Ben Hawkes, founder and director of Mindsight Limited, shared similar sentiments regarding the importance of loyalty.

“It’s crucial to engagement,” Hawkes, a business psychologist working in the oil and gas sector, told Rigzone.

“Employers that are open and honest with their employees and keep their employees regularly informed and updated are likely to have more loyal employees. On the other hand, employers who make announcements and layoffs out of the blue with little rationale will be eroding the loyalty of the very employees the company will be dependent upon in the future.”  

Middle-of-the-Roaders

When determining the engagement levels of their employees, companies should be cognizant of those who are on neither end of the spectrum.

In between the workers who are engaged and those who are not engaged lies a complex area, said Hawkes.

“Employee engagement is actually a mix of loyalty or commitment; satisfaction with tasks, pay and benefits; and motivation,” he said. “A fully engaged employee will have all three. A ‘middle-of-the-roader’ may have just one or two.”

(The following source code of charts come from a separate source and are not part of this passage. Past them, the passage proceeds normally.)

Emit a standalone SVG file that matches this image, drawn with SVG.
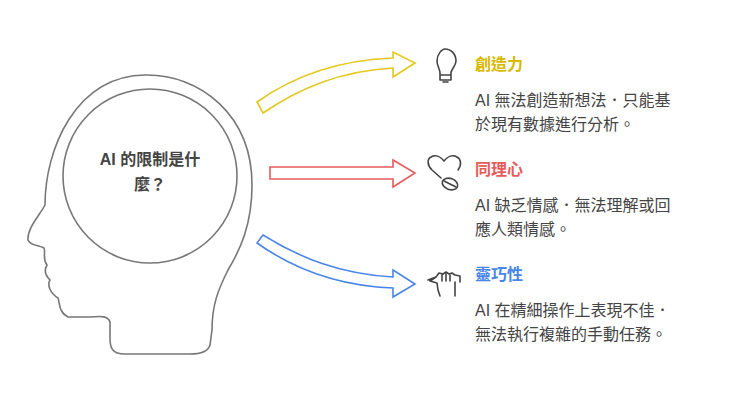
<svg xmlns="http://www.w3.org/2000/svg" width="740" height="402" viewBox="0 0 740 402">
<style>
.t{font-family:"Liberation Sans","Noto Sans CJK TC",sans-serif}
.h{font-size:16px;font-weight:bold}
.b{font-size:16px;fill:#444}
.ic{fill:none;stroke:#444;stroke-width:1.6;stroke-linecap:round;stroke-linejoin:round}
</style>
<rect width="740" height="402" fill="#fff"/>
<g id="head">
<path d="M145,75 C200,74 252,115 252,185 C252,225 240,250 228,270 C218,290 212,305 212,330 L210,345 C208,352 200,354 190,354 L125,354 C112,354 110,348 110,338 L110,322 C108,316 102,316 90,317 L68,317 C58,312 60,302 58,298 C50,293 47,285 50,280 C45,275 44,270 47,265 C42,258 46,252 44,248 C40,245 30,246 28,240 C27,228 40,215 45,205 C45,150 75,76 145,75 Z" fill="none" stroke="#777" stroke-width="1.6"/>
<circle cx="150" cy="176" r="87" fill="none" stroke="#777" stroke-width="1.6"/>
<text class="t" x="150" y="165" text-anchor="middle" font-size="16" font-weight="bold" fill="#444">AI 的限制是什</text>
<text class="t" x="150" y="190" text-anchor="middle" font-size="16" font-weight="bold" fill="#444">麼？</text>
</g>
<g id="connectors" stroke-width="1.6" stroke-linejoin="miter">
<path d="M393,58 C340,60 295,75 257,102 L263,113 C300,88 340,71 393,68 L393,77 L415,63 L393,52 Z" fill="#fff" stroke="#e4c81c"/>
<path d="M270,167 L393,167 L393,160 L415,173 L393,187 L393,179 L270,179 Z" fill="#fff" stroke="#e85b5b"/>
<path d="M263,235 C300,258 340,274 393,277 L393,270 L415,284 L393,297 L393,288 C340,286 295,270 257,243 Z" fill="#fff" stroke="#4a86e8"/>
</g>
<g id="creativity">
<path class="ic" d="M437,61 C437,54 442,49 445,49 C451,49 456,54 456,61 C456,66 451,69 451,73 L451,80 L440,80 L440,73 C440,69 437,66 437,61 Z M440,75 L451,75 M443,82 L448,82"/>
<text class="t h" x="475" y="70" fill="#d8b800">創造力</text>
<text class="t b" x="475" y="106">AI 無法創造新想法．只能基</text>
<text class="t b" x="475" y="130">於現有數據進行分析。</text>
</g>
<g id="empathy">
<path class="ic" d="M441,178 L432,170 C427,165 427,159 431,157 C436,154 441,157 444,161 C447,157 452,154 457,157 C461,159 462,165 458,170"/>
<ellipse class="ic" cx="450" cy="184" rx="8" ry="5.5" transform="rotate(20 450 184)"/>
<path class="ic" d="M444,181 L456,187"/>
<text class="t h" x="475" y="175" fill="#e85b5b">同理心</text>
<text class="t b" x="475" y="211">AI 缺乏情感．無法理解或回</text>
<text class="t b" x="475" y="235">應人類情感。</text>
</g>
<g id="dexterity">
<path class="ic" d="M428,280 L436,277 L439,273 L443,274 L446,272 L449,274 L452,273 L455,275 L460,276 L460,282 M436,277 L430,281 L437,283 L438,290 L440,296 M455,282 L455,296 M442,275 L442,281 M446,274 L446,281 M450,275 L450,281"/>
<text class="t h" x="475" y="280" fill="#4a86e8">靈巧性</text>
<text class="t b" x="475" y="316">AI 在精細操作上表現不佳．</text>
<text class="t b" x="475" y="340">無法執行複雜的手動任務。</text>
</g>
</svg>
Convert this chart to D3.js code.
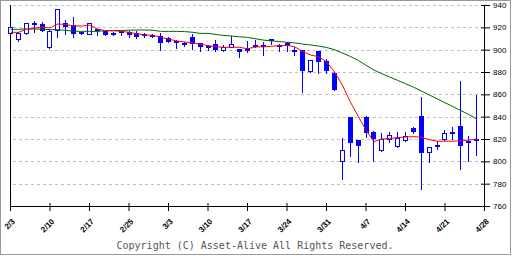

Hawkes classifies “middle-of-the-roaders” as either:

  • Loyal and satisfied, but not motivated (happy slackers),
  • Loyal and motivated, but not satisfied (hard grafters), or
  • Satisfied and motivated, but not loyal (open to offers).

Referring to middle-of-the-roaders, Nav Dhunay, CEO of Calgary-based oil and gas tech firm Ambyint, told Rigzone that ideally, these employees would have been let go in one of the company’s subsequent rounds of layoffs. When that’s not the case, these employees can actually add quite a bit of value to the organization.

Nav Dhunay
Nav Dhunay, CEO, Ambyint
CEO, Ambyint

“The way to get them engaged is to get them more involved in crafting the solutions. I’ve found that high-performing employees always tend to attack lots of tasks, but sometimes get distracted and move on to the next big thing,” Dhunay said. “The middle-of-the-roaders are the ones that can focus on a particular task or piece of work. Get them involved with projects early on – not necessarily coming up with ideas, but in the execution. They’re the type of workers that enjoy autonomy and working on tasks as opposed to generating new ideas.” 

Getting the Most Out of Your Employees

With no clear end in sight to the industry downturn, Newton stressed the importance of adopting a forward-looking view and committing resources to institute strategic employee engagement initiatives now.

“Waiting for the sector to gear up again will make the task more difficult,” he said.

And at the heart of those initiatives should be leadership development within an organization.

“Development of transformational leadership skills such as interpersonal communication, intervention, coaching and conflict resolution should be given priority because these are the temperamental weak points of most energy industry supervisors,” Newton said.

Employers should also consider the downturn an opportune time to invest in people, said Dhunay.

“As companies reinvent themselves, it’s important to ask what the new jobs will look like and determine if we can provide training for the staff we have to move in different roles within the organization,” he said.

Whether it’s paying for training and development classes or bringing in a subject matter expert, spending money on education is a great way to show employees that they are valued, and it helps equip a stronger workforce, said Dhunay.

In an industry in which numerous layoffs have –  and will continue to – inevitably drive down employee engagement, employers have to remain steadfast in rewarding employees’ commitment with honesty, openness and fair, transparent decision-making. While doing these things won’t solve the morale and productivity issues, it will minimize them, Hawkes said.

“Leaders need to understand that employee engagement is personal. In industries such as oil and gas, there is a real concern that when good people leave, they take with them years or decades of knowledge and technical skills,” he said. “You can’t keep all of your employees engaged all the time, but you should be trying your damnedest to drive up the engagement of your most valued employees at every level and in every division of your organization.”